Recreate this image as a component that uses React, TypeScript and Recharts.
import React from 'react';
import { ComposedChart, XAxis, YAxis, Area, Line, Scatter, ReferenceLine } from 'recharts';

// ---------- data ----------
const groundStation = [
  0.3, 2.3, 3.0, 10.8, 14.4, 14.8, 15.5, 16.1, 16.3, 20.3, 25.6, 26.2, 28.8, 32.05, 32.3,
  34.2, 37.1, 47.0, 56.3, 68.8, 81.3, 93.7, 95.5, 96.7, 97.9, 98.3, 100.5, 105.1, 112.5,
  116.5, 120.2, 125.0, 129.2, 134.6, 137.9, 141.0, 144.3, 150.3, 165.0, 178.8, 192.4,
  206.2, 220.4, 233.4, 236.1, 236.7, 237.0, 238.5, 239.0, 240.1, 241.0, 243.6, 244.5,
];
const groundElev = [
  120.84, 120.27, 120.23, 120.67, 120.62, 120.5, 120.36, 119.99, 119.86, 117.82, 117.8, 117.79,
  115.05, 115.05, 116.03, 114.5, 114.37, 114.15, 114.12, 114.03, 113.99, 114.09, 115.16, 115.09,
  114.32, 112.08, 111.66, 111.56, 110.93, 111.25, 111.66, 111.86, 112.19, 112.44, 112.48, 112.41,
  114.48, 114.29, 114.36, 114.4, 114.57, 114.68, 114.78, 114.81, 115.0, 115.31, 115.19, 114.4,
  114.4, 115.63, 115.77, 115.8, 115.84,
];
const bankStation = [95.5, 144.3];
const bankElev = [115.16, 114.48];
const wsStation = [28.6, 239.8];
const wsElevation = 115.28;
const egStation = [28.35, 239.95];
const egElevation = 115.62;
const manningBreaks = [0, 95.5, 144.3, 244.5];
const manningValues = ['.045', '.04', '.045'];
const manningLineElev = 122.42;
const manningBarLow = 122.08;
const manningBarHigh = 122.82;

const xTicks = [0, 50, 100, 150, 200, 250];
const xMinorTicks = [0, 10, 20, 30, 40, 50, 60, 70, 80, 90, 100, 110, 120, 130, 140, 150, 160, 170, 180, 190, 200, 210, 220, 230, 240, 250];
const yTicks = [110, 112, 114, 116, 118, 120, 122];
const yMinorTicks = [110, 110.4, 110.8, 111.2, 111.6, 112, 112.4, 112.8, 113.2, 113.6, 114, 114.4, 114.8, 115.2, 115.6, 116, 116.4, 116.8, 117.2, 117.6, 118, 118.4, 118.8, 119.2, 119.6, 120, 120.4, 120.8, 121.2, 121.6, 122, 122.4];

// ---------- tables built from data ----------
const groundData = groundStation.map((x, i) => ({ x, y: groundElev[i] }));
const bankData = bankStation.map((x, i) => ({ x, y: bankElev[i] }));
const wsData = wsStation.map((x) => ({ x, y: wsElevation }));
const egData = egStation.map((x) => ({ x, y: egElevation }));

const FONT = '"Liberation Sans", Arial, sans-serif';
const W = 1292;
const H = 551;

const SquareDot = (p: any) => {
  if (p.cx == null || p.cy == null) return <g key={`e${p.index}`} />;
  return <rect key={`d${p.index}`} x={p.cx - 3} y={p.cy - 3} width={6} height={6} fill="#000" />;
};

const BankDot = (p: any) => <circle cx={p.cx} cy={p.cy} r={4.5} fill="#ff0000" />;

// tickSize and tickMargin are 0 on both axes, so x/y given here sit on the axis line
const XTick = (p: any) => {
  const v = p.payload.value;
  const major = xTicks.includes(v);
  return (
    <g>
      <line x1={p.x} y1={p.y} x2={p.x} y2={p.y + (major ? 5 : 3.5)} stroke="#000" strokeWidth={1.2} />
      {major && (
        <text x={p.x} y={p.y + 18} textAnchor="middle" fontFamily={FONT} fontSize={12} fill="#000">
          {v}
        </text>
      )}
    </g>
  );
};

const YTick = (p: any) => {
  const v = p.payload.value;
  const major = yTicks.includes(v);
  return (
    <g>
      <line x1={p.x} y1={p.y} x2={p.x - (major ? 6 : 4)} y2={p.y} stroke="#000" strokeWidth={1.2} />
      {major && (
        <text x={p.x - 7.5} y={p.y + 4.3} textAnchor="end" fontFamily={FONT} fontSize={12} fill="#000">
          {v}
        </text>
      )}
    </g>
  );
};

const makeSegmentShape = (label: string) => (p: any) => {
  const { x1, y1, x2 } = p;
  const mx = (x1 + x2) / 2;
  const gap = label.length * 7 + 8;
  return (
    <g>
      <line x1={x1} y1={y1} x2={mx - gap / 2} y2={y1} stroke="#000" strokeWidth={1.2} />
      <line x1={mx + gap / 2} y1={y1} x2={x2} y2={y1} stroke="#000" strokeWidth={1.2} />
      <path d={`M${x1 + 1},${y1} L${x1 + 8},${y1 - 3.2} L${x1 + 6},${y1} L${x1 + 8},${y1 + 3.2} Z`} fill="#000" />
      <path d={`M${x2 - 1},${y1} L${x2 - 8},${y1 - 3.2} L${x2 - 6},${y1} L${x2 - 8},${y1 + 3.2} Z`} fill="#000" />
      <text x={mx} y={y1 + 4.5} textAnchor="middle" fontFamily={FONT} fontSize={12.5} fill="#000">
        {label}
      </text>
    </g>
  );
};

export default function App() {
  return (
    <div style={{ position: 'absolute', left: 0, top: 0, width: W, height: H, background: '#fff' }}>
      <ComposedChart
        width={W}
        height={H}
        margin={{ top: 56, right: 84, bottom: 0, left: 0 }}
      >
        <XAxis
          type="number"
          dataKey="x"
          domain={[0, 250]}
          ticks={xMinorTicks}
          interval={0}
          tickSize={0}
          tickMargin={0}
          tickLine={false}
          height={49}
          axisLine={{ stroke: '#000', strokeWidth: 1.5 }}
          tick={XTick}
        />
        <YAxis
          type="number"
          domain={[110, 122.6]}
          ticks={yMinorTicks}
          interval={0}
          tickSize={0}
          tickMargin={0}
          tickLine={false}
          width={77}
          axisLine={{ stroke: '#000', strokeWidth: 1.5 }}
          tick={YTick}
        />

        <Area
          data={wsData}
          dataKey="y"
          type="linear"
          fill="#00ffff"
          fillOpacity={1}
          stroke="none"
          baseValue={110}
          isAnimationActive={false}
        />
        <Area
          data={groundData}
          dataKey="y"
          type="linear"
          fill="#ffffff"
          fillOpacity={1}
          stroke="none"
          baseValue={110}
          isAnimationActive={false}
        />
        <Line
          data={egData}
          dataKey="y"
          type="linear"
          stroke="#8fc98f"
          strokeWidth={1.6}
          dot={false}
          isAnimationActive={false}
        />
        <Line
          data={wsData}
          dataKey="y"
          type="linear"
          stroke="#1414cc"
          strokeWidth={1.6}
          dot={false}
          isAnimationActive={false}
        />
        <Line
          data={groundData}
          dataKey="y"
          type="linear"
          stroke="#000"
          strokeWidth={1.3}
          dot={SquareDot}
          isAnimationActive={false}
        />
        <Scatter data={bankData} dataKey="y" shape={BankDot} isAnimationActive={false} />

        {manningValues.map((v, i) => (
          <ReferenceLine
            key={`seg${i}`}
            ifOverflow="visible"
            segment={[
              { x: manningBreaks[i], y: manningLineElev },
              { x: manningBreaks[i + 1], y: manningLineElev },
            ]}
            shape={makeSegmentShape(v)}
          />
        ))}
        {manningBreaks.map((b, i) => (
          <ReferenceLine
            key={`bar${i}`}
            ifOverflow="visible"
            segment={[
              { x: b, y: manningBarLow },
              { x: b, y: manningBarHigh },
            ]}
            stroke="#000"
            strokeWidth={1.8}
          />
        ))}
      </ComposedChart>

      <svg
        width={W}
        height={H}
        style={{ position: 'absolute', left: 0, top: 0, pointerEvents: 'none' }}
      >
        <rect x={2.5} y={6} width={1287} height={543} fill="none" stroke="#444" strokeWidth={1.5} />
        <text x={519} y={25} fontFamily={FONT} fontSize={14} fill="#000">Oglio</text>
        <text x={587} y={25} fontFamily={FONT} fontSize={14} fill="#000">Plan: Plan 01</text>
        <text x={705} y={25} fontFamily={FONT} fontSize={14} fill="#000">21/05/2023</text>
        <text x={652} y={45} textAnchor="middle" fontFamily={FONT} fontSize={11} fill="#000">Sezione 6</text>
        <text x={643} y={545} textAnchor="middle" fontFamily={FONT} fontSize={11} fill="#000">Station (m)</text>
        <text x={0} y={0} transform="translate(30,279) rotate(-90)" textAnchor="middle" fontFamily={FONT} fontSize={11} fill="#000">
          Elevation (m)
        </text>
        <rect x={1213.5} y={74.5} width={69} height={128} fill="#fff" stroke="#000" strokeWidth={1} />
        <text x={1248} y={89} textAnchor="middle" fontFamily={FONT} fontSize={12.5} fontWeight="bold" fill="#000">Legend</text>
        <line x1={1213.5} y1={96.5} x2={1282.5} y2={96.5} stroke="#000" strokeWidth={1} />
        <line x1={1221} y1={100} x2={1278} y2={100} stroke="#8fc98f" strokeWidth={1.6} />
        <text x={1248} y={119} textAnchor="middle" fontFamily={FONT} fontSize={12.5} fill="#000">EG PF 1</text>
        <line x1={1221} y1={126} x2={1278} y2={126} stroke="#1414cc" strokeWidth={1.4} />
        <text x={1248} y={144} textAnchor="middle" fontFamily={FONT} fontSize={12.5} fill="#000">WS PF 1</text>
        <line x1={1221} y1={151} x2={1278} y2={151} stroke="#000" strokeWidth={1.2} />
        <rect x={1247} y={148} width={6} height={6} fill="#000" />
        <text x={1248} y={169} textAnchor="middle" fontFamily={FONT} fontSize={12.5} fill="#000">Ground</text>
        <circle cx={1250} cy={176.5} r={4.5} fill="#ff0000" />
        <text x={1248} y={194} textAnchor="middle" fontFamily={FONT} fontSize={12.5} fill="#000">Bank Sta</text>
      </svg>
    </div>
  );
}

================

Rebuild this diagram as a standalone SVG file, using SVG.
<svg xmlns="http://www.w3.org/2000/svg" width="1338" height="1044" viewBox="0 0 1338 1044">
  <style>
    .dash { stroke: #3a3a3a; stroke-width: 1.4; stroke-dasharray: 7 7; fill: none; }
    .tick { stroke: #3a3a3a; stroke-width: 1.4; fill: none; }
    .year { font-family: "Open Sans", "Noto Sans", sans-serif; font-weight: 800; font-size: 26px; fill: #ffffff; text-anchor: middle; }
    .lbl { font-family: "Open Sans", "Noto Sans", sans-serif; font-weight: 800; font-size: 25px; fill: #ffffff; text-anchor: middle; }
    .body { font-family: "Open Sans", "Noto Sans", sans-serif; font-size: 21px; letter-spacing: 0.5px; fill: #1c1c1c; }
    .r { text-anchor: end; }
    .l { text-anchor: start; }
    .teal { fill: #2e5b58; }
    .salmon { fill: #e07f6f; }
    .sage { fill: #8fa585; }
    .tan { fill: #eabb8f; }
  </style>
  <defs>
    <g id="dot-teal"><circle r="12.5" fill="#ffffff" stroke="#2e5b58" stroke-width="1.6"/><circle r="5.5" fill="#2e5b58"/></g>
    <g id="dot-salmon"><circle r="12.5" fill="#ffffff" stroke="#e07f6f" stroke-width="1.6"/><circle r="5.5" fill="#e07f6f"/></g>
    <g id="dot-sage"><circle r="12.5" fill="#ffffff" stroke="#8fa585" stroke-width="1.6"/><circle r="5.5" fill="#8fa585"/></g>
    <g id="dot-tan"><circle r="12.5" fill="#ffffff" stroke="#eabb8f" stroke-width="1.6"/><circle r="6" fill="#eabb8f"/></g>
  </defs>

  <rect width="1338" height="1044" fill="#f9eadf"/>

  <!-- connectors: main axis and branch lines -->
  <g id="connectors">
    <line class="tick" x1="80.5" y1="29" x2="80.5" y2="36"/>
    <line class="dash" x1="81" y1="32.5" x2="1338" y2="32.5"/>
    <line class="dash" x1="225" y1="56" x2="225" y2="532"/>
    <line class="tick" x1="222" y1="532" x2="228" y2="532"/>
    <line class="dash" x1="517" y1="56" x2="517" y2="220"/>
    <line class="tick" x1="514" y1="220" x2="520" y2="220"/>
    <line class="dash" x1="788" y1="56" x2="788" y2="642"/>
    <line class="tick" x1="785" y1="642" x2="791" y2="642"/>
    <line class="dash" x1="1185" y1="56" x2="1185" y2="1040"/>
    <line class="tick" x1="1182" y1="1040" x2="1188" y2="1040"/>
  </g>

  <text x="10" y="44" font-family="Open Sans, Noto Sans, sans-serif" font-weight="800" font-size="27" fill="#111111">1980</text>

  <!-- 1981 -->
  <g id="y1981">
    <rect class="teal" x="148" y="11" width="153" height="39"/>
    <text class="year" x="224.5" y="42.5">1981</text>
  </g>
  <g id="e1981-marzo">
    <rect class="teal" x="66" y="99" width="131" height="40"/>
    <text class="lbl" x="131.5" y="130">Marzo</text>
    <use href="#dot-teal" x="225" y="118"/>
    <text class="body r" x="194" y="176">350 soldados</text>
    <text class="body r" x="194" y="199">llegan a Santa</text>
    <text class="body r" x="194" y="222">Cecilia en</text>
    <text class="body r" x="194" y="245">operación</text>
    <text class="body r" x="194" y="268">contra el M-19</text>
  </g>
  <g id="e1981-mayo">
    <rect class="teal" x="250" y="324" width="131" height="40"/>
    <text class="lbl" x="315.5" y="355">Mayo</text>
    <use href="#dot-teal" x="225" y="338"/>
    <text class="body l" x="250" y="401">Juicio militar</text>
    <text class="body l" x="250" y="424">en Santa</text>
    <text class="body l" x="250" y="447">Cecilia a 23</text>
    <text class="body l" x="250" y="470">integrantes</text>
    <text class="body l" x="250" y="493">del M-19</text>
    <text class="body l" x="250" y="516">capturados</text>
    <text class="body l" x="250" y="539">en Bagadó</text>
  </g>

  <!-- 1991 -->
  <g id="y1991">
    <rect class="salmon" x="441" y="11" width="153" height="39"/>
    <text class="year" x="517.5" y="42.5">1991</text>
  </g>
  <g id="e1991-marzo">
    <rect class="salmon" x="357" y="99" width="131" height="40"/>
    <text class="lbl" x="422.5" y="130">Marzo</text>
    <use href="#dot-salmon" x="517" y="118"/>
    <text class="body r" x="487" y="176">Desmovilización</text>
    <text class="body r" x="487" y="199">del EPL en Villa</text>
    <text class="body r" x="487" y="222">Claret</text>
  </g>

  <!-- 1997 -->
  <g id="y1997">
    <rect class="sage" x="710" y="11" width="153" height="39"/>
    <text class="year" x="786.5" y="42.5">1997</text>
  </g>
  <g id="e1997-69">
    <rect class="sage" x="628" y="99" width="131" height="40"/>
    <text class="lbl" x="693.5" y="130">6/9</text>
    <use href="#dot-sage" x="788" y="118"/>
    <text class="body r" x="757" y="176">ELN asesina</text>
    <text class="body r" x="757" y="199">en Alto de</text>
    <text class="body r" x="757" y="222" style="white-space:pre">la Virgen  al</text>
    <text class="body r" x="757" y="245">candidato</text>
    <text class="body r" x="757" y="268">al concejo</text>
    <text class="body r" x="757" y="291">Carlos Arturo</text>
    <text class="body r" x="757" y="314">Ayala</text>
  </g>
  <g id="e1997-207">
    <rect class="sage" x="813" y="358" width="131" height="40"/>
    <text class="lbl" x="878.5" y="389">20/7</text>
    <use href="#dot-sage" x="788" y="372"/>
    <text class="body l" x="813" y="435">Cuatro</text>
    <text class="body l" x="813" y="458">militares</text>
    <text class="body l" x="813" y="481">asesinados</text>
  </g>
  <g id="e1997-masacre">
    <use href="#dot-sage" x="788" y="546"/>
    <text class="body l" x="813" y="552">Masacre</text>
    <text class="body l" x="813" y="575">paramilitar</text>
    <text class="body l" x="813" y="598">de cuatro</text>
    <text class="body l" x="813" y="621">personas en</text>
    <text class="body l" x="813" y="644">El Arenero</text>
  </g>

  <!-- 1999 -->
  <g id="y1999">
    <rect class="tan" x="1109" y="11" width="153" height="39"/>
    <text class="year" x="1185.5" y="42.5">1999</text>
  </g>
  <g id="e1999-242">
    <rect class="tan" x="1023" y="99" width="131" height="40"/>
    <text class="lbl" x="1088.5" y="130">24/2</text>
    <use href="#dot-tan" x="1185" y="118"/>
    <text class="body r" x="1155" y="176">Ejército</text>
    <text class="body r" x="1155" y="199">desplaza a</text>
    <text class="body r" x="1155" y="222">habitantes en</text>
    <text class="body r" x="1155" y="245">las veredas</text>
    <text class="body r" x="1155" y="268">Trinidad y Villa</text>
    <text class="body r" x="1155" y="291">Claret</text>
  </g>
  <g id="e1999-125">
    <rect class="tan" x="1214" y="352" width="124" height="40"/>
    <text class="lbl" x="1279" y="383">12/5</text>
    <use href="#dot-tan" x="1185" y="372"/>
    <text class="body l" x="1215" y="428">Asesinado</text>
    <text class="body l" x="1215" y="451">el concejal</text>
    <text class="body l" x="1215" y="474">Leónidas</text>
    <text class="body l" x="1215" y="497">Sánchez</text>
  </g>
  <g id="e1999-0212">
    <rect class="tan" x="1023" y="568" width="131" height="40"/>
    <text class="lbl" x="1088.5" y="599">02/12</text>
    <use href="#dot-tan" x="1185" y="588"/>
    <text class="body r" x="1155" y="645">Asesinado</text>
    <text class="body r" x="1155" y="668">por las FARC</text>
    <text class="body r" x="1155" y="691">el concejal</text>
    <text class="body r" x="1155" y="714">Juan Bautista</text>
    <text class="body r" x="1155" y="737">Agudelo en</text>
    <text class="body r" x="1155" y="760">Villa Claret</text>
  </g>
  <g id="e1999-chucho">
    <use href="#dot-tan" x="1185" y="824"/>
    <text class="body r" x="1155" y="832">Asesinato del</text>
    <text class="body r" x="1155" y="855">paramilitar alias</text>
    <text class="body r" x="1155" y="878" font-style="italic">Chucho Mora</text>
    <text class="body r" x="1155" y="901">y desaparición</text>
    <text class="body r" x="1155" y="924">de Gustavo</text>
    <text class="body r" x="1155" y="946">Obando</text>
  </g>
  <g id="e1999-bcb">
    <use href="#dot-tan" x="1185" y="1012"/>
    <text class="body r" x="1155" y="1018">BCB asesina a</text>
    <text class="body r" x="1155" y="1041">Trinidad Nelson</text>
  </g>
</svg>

================

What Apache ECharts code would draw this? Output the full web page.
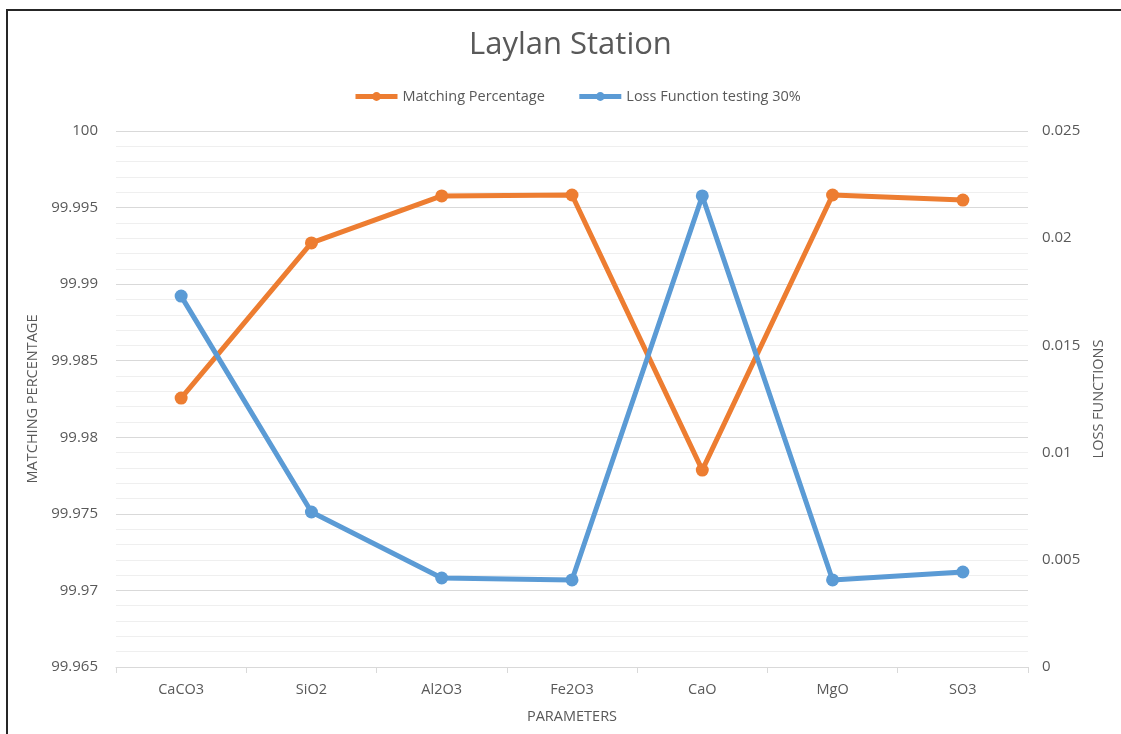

================

▸ **INSTRUCTIONS TO FOLLOW**
Indicate how many lines of the material contain the string "React", giving the number and nothing more.

▸ **THE RESPONSE**
2